Pasaban pocos minutos de las nueve de la noche cuando Pelín se disponía a iniciar su plan de adelgazamiento cuaresmal y como el circuito inter puentes le incomoda por el riesgo de tropezar con gordos/gordas que por allí deambulan (en chándal), decidió ir al circo romano (hipódromo para nuestros abuelos) para, en soledad, empezar el régimen que le quite arrugas en la sábana que, según Pelín, son lastre del sobrepeso. Pelín iba a esas horas recitando el «mejor solo que mal acompañado», lo que no deja de ser un embuste pues su comportamiento fantasmal demuestra lo contrario: prefiere ir mal acompañado antes que solo (si lo sabré yo). Pero en mala hora se le ocurrió a Pelín ir al circo (cerrado) pues coincidió con la salida de lo que podríamos denominar fenómenos paranormales en lo que es un lugar arqueológico sito en una bimilenaria ciudad patrimonio de la humanidad (para más inri); no es normal que salgan perros desde unas puertas que dan directamente al circo, retozando como cachorros, triscando como cabras y cagando como vacas; ni es normal que allí se tiren escombros, restos de poda o vayan ustedes a saber qué ocurre.

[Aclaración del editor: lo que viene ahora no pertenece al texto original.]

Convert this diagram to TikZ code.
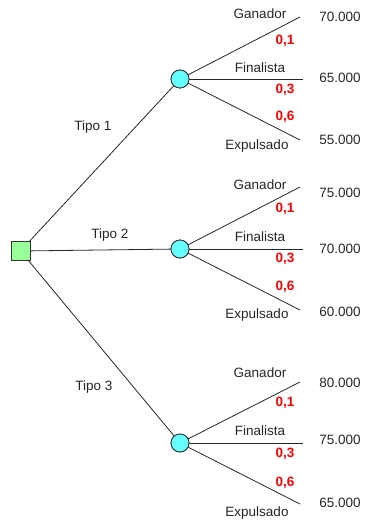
\documentclass[tikz,border=0pt]{standalone}
\usepackage{fontspec}
\setmainfont{Liberation Sans}
\begin{document}
\begin{tikzpicture}[x=1pt,y=-1pt,
  every node/.style={inner sep=0pt},
  edge/.style={draw=black!85, line width=0.8pt},
  decbox/.style={draw=black!80, line width=0.8pt, fill=green!40!white, fill=ltgreen, minimum size=19pt, rectangle},
  chance/.style={draw=black!80, line width=0.8pt, fill=ltcyan, circle, minimum size=18pt},
  lbl/.style={font=\fontsize{13.5}{15}\selectfont, text=black!85},
  prob/.style={font=\fontsize{13.5}{15}\selectfont\bfseries, text=red},
  val/.style={font=\fontsize{13.5}{15}\selectfont, text=black!85}]
\definecolor{ltgreen}{RGB}{153,255,153}
\definecolor{ltcyan}{RGB}{102,255,255}
\useasboundingbox (0,0) rectangle (368,523);

\node[decbox] (sq) at (20.5,251) {};
\node[chance] (c1) at (180,79) {};
\node[chance] (c2) at (180,249) {};
\node[chance] (c3) at (180,443) {};

\draw[edge] (sq) -- (c1);
\draw[edge] (sq) -- (c2);
\draw[edge] (sq) -- (c3);

\node[lbl] (t1) at (93,127) {Tipo 1};
\node[lbl] (t2) at (110,235) {Tipo 2};
\node[lbl] (t3) at (94,387) {Tipo 3};

% tree 1
\coordinate (a1) at (300,17);
\coordinate (a2) at (303,79);
\coordinate (a3) at (300,140);
\draw[edge] (c1.center) -- (a1);
\draw[edge] (c1.east) -- (a2);
\draw[edge] (c1.center) -- (a3);
\node[lbl] (ag) at (260,14) {Ganador};
\node[prob] (ap1) at (285,41) {0,1};
\node[lbl] (af) at (260,68) {Finalista};
\node[prob] (ap3) at (285,90) {0,3};
\node[prob] (ap6) at (285,117) {0,6};
\node[lbl] (ae) at (257,146) {Expulsado};
\node[val] (av1) at (340,17) {70.000};
\node[val] (av2) at (340,78) {65.000};
\node[val] (av3) at (340,140) {55.000};

% tree 2
\coordinate (b1) at (300,187);
\coordinate (b2) at (303,249);
\coordinate (b3) at (300,310);
\draw[edge] (c2.center) -- (b1);
\draw[edge] (c2.east) -- (b2);
\draw[edge] (c2.center) -- (b3);
\node[lbl] (bg) at (260,185) {Ganador};
\node[prob] (bp1) at (285,209) {0,1};
\node[lbl] (bf) at (260,237) {Finalista};
\node[prob] (bp3) at (285,259) {0,3};
\node[prob] (bp6) at (285,287) {0,6};
\node[lbl] (be) at (257,315) {Expulsado};
\node[val] (bv1) at (340,193) {75.000};
\node[val] (bv2) at (340,249) {70.000};
\node[val] (bv3) at (340,312) {60.000};

% tree 3
\coordinate (d1) at (300,382);
\coordinate (d2) at (303,443);
\coordinate (d3) at (300,504);
\draw[edge] (c3.center) -- (d1);
\draw[edge] (c3.east) -- (d2);
\draw[edge] (c3.center) -- (d3);
\node[lbl] (dg) at (260,373) {Ganador};
\node[prob] (dp1) at (285,403) {0,1};
\node[lbl] (df) at (260,431) {Finalista};
\node[prob] (dp3) at (285,454) {0,3};
\node[prob] (dp6) at (285,483) {0,6};
\node[lbl] (de) at (257,513) {Expulsado};
\node[val] (dv1) at (340,383) {80.000};
\node[val] (dv2) at (340,440) {75.000};
\node[val] (dv3) at (340,503) {65.000};

% redraw circles on top
\node[chance] at (c1) {};
\node[chance] at (c2) {};
\node[chance] at (c3) {};
\end{tikzpicture}
\end{document}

Más que ocurre, ocurrió, pues allí no se expropió cuando se debió hacerlo, que por razones (supongo que legales) los vecinos de las casas colindantes tienen acceso al circo desde el patio de sus casas que, además, deforman la fisonomía del espacio oval y algunos (solo algunos) hacen uso inadecuado de ese privilegio, considerando en ocasiones el circo como extensión de sus parcelas. Y esto no son sensaciones: son datos. Vale, nos lo merecemos por no haberlo hecho bien en su tiempo, pero supongo que algo tendrá que decir Félix Palma ante lo que supone un desdoro para un circo que visitan más turistas de lo que creemos (echen un vistazo los sábados por la mañana) y que es punto de paso obligado en el circuito romano (lo será más con el buen tiempo). Mejor se lo pregunto a Palma y, de paso, que me explique lo de los inquilinos permanentes del teatro romano que, ese, es otro vestigio.